WORK INSTRUCTIONS —
Up to and including the line with "const xTicks = [0,10,20,30,40,50,60];", reproduce the listing below exactly, beginning at its first line.

Records with drawing code —

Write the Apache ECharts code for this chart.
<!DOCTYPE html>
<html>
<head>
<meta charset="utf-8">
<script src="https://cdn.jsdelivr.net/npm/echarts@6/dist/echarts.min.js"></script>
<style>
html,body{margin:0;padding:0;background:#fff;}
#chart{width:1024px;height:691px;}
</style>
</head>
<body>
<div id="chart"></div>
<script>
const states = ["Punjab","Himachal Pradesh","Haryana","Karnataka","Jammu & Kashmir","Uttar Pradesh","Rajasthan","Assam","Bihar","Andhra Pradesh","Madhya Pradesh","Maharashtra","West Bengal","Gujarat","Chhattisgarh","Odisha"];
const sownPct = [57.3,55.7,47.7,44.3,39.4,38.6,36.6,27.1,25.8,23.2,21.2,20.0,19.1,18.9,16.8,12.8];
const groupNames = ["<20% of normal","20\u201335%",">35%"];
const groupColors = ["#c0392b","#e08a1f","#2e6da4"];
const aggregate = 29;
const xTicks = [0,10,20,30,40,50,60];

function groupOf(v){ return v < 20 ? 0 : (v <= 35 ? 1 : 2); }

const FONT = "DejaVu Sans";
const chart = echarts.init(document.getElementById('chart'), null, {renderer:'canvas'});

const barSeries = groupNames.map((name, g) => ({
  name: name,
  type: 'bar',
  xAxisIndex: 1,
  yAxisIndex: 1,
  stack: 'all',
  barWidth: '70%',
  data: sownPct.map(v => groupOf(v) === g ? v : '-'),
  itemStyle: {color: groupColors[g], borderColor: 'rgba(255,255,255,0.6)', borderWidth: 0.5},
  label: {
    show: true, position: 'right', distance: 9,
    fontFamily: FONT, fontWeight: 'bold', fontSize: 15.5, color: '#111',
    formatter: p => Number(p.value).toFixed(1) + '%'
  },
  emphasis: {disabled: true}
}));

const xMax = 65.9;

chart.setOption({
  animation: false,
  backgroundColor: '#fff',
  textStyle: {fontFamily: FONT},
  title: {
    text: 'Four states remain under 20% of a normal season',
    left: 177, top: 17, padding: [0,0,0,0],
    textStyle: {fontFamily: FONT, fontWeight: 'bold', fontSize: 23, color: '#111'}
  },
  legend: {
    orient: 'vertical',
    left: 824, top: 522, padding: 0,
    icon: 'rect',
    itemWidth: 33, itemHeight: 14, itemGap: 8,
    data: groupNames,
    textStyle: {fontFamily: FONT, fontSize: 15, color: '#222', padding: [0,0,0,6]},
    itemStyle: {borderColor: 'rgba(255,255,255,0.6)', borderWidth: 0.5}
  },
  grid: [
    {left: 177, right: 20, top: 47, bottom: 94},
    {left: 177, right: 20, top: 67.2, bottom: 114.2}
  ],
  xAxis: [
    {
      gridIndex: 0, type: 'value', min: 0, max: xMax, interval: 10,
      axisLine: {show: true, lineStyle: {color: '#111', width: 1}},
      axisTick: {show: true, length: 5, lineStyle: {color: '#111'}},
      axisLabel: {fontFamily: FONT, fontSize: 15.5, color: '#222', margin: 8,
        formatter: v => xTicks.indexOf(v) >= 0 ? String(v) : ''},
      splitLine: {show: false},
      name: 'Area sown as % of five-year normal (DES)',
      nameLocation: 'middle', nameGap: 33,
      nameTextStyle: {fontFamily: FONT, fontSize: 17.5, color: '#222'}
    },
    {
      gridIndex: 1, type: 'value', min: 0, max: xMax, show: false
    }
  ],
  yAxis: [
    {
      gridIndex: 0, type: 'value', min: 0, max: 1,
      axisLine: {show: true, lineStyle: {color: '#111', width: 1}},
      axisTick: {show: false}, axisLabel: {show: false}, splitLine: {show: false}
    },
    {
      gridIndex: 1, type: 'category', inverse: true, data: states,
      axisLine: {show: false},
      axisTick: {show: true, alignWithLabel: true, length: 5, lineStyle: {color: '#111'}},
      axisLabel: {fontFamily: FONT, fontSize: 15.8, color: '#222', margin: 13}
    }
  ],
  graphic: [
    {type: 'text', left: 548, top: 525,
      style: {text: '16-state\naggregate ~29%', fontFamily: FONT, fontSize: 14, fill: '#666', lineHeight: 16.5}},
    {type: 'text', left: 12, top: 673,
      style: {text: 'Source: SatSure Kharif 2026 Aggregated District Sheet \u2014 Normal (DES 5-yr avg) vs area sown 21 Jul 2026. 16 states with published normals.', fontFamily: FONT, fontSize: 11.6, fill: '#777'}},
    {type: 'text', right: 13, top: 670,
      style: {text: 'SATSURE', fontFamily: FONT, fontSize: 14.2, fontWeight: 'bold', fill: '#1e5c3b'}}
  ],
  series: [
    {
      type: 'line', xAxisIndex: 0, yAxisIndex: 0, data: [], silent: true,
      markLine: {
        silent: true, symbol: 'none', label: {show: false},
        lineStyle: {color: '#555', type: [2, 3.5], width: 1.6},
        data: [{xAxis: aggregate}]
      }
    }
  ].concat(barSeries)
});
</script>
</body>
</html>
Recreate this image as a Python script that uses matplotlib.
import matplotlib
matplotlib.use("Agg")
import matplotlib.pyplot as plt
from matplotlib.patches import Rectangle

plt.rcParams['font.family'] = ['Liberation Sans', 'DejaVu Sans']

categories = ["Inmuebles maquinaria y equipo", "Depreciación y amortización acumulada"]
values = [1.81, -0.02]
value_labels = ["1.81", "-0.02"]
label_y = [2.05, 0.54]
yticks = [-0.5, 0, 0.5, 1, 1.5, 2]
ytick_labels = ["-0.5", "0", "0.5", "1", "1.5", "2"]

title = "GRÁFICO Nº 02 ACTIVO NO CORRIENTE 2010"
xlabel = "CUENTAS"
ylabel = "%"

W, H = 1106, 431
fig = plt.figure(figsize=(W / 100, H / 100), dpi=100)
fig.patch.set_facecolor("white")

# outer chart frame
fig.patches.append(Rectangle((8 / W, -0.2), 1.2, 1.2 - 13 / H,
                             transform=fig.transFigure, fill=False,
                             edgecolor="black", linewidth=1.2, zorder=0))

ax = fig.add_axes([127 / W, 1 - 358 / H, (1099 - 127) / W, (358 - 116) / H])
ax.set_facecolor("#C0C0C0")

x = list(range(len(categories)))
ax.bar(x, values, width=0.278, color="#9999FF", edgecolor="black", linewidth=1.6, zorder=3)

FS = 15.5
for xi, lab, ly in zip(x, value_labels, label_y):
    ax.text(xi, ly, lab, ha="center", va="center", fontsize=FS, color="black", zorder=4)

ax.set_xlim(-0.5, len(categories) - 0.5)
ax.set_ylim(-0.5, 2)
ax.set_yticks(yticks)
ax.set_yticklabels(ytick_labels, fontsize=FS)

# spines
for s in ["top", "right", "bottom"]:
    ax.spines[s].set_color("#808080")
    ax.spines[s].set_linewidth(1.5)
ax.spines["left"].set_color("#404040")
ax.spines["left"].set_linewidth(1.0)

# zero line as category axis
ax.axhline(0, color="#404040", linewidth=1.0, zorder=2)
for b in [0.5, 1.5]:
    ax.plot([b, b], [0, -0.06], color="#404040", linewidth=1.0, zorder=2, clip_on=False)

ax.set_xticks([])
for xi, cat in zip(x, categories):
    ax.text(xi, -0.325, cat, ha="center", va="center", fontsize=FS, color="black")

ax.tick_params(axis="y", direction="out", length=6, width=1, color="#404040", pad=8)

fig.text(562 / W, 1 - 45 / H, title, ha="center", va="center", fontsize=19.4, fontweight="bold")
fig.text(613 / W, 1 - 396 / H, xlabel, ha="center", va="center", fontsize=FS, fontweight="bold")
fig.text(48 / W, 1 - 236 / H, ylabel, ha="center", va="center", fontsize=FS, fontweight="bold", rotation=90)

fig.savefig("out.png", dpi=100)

REPLY TO THE EXERCISE —
Write the Apache ECharts code for this chart.
<!DOCTYPE html>
<html>
<head>
<meta charset="utf-8">
<script src="https://cdn.jsdelivr.net/npm/echarts@6/dist/echarts.min.js"></script>
<style>
html,body{margin:0;padding:0;background:#fff;}
#chart{width:1024px;height:691px;}
</style>
</head>
<body>
<div id="chart"></div>
<script>
const states = ["Punjab","Himachal Pradesh","Haryana","Karnataka","Jammu & Kashmir","Uttar Pradesh","Rajasthan","Assam","Bihar","Andhra Pradesh","Madhya Pradesh","Maharashtra","West Bengal","Gujarat","Chhattisgarh","Odisha"];
const sownPct = [57.3,55.7,47.7,44.3,39.4,38.6,36.6,27.1,25.8,23.2,21.2,20.0,19.1,18.9,16.8,12.8];
const groupNames = ["<20% of normal","20\u201335%",">35%"];
const groupColors = ["#c0392b","#e08a1f","#2e6da4"];
const aggregate = 29;
const xTicks = [0,10,20,30,40,50,60];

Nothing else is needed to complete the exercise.